Design and construction
- Architect: Melchior Hefele

= Primate's Palace, Bratislava =

The Primacial Palace (Primaciálny palác, Prímási palota) is a neoclassical palace in the Old Town of Bratislava the capital of Slovakia. It was built from 1778 to 1781 for Archbishop of Esztergom József Batthyány, Primate of the Kingdom of Hungary, after the design of architect Melchior Hefele. In 1805, the Palace's Hall of Mirrors saw the signing of the fourth Peace of Pressburg, ending the War of the Third Coalition (Pressburg is the old name of Bratislava). Today, it serves as the seat of Mayor of Bratislava. The Archbishops of Esztergom had also the Episcopal Summer Palace (the current seat of the government of Slovakia) in the same city.

== History ==

The palace and its most famous chamber, the Hall of Mirrors, were the location of the signing of the fourth Peace of Pressburg by Johann I Josef, Prince of Liechtenstein, Ignácz Gyulay and Charles Maurice de Talleyrand in 1805 after the Battle of Austerlitz, which effectively ended the War of the Third Coalition. As a result of the Peace of Pressburg, the Holy Roman Empire was dissolved, and Emperor Francis II proclaimed himself Emperor Francis I of Austria; this is commemorated today by a Roman-style bust of the Emperor on the staircase next to the Hall of Mirrors. The opening sessions of the Hungarian Diet, which convened in the University Library, took place here as well. István Széchenyi offered his yearly income to establish here the Hungarian Academy of Sciences. Here Ferdinand V of Hungary promoted the first responsible Hungarian government (első felelős magyar kormány) and signed the April laws, where Lajos Batthyány, Lajos Kossuth, Bertalan Szemere, Ferenc Deák, Pál Esterházy, István Széchenyi, Lázár Mészáros, József Eötvös and Gábor Klauzál Hungarian ministers were also present.
The city purchased the palace in 1903. During reconstruction in 1903, a series of six previously unknown tapestries were found behind a wall, depicting the legend of Hero and Leander and their tragic love. The tapestries were woven in the 1630s at the Mortlake Tapestry Works, near London.

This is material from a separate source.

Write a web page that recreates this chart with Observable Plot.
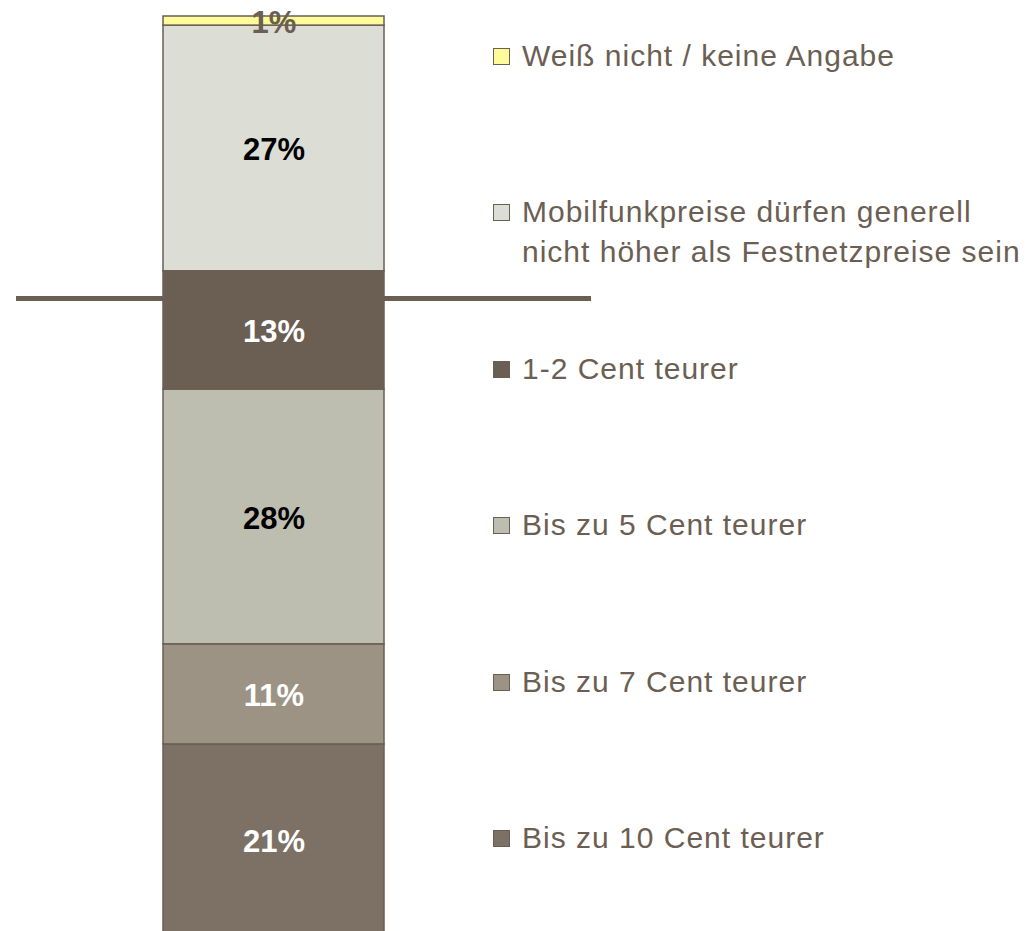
<!DOCTYPE html>
<html>
<head>
<meta charset="utf-8">
<script src="https://cdn.jsdelivr.net/npm/d3@7"></script>
<script src="https://cdn.jsdelivr.net/npm/@observablehq/plot@0.6"></script>
<style>
  html, body { margin: 0; padding: 0; background: #fff; }
  #wrap { position: relative; width: 1032px; height: 931px; overflow: hidden; font-family: "Liberation Sans", Arial, Helvetica, sans-serif; }
  #chart svg { display: block; }
  #legend { position: absolute; left: 493px; top: 36px; }
  .item { display: flex; align-items: flex-start; height: 156.4px; color: #6b5e53; font-size: 30px; letter-spacing: 1px; line-height: 40px; }
  .sw { flex: none; width: 15px; height: 15px; border: 1.5px solid #6b5e53; margin-top: 12px; margin-right: 12px; }
</style>
</head>
<body>
<div id="wrap">
  <div id="chart"></div>
  <div id="legend"></div>
</div>
<script>
// ---- data (bottom to top of the stacked bar) ----
const categories = [
  "Bis zu 10 Cent teurer",
  "Bis zu 7 Cent teurer",
  "Bis zu 5 Cent teurer",
  "1-2 Cent teurer",
  "Mobilfunkpreise dürfen generell nicht höher als Festnetzpreise sein",
  "Weiß nicht / keine Angabe"
];
const legendLines = [
  ["Bis zu 10 Cent teurer"],
  ["Bis zu 7 Cent teurer"],
  ["Bis zu 5 Cent teurer"],
  ["1-2 Cent teurer"],
  ["Mobilfunkpreise dürfen generell", "nicht höher als Festnetzpreise sein"],
  ["Weiß nicht / keine Angabe"]
];
const values = [21, 11, 28, 13, 27, 1];
const colors = ["#7d7166", "#9c9385", "#bdbdb0", "#6b5e53", "#dcddd4", "#fdfb9a"];
const labelColors = ["#ffffff", "#ffffff", "#000000", "#ffffff", "#000000", "#6b5e53"];
const dividerValue = [70];
const group = "Gesamt";

// ---- build table ----
const ends = d3.cumsum(values);
const data = categories.map((c, i) => ({
  group,
  cat: c,
  value: values[i],
  mid: ends[i] - values[i] / 2,
  label: values[i] + "%",
  labelColor: labelColors[i]
}));

const textMark = (color) => Plot.text(data.filter(d => d.labelColor === color), {
  x: "group", y: "mid", text: "label", fill: color,
  fontSize: 31, fontWeight: "bold", fontFamily: "Liberation Sans, Arial, sans-serif",
  letterSpacing: 0.8, dy: 2
});

const chart = Plot.plot({
  width: 1032,
  height: 931,
  margin: 0,
  style: { background: "transparent", overflow: "hidden" },
  x: { type: "band", domain: [group], range: [163, 384], padding: 0, axis: null },
  y: { domain: [0, 101], range: [935, 16], axis: null },
  color: { domain: categories, range: colors },
  marks: [
    Plot.ruleY(dividerValue, { stroke: "#6b5e53", strokeWidth: 5, insetLeft: 16, insetRight: 441 }),
    Plot.barY(data, { x: "group", y: "value", fill: "cat", stroke: "#6b5e53", strokeWidth: 1.5 }),
    ...[...new Set(labelColors)].map(textMark)
  ]
});
document.getElementById("chart").appendChild(chart);

// ---- legend (top to bottom = reverse stack order) ----
const legend = document.getElementById("legend");
for (let i = categories.length - 1; i >= 0; i--) {
  const item = document.createElement("div");
  item.className = "item";
  const sw = document.createElement("div");
  sw.className = "sw";
  sw.style.background = colors[i];
  const txt = document.createElement("div");
  legendLines[i].forEach((line, k) => {
    if (k) txt.appendChild(document.createElement("br"));
    txt.appendChild(document.createTextNode(line));
  });
  item.appendChild(sw);
  item.appendChild(txt);
  legend.appendChild(item);
}
</script>
</body>
</html>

According to old Hungarian newspapers, literary lectures and author evenings were arranged in its Hall of Mirrors between the two world wars. Zseni Várnai, Aladár Schöpflin, Zsigmond Móricz, Thomas Mann also took part in these events.

The scholar Paracelsus used to live here briefly and there is a memorial plate commemorating his visit.

The Palace served as a temporary seat of the President of Slovakia before the Grassalkovich Palace became the permanent presidential residence in 1996.

The Palace is open to the public as a tourist attraction. The famous Hall of Mirrors serves as the location for Bratislava City Council meetings.